Below is a list of sentences which use both "killed" and "died":

Bias, sources of error and limitations

Bias in machine learning methods

There are many studies highlighting the inherent bias (racist, Islamophobic, sexist, and other forms) present in machine learning models, and specifially natural language processing, which will also be present in the Stanford CoreNLP linguistic pipeline (Jacskon, 2023; Abid et al., 2021; Bolukbasi et al., 2016; Bordia and Bowman, 2019; Lu et al., 2020; Nadeem et al., 2020; Shearer et al., 2019; Sheng et al., 2019; Garimella et al., 2019). Hence, considering this structural, and inherent, anti-Palestinian bias in machine learning techniques, there may be further and deeper bias which we are not capturing. Furthermore, these biases are also present in the manual processes of annotation, which does also affect the resulting data (Lee, N.T., 2018).

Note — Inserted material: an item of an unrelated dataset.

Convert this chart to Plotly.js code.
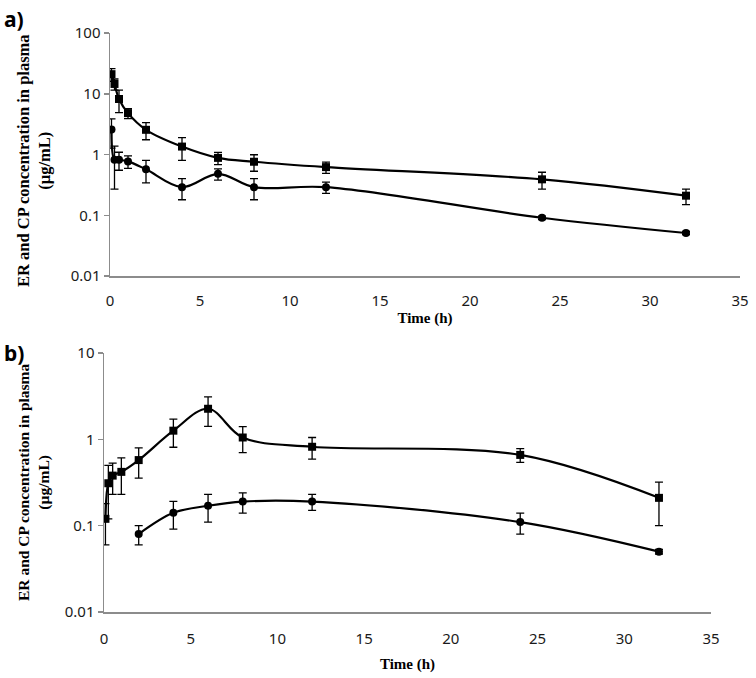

Another source of error can be the disagreement, or lack of consistency, with annotation. To try and mitigate this, during annotation we made sure to overlap samples of the data between the two core annotators, and cross check the results, as well as having a third independent person annotate a random sample of the data for verification.

Limitations

Although there are limitations to the study, we do not believe they undermine the rigor of the analysis or the validity of the results.

  • Due to the limited direct access to all historical BBC articles, our method does not necessarily capture all articles/posts published relating to Israel/Palestine since October 7, 2023. However, the size of our dataset (~5000 posts/articles) highlights a very large, representative sample. We also scraped different search terms from the BBC website directly, and found 90%+ of those articles present in our dataset between October 7 and December 2.
  • Since we use a manual word bank for part of the selection, there are references to death that we may not have detected. To mitigate for this, we also read through some of the articles/sentences in full (especially at the start of annotation) to try and spot any missed mentions.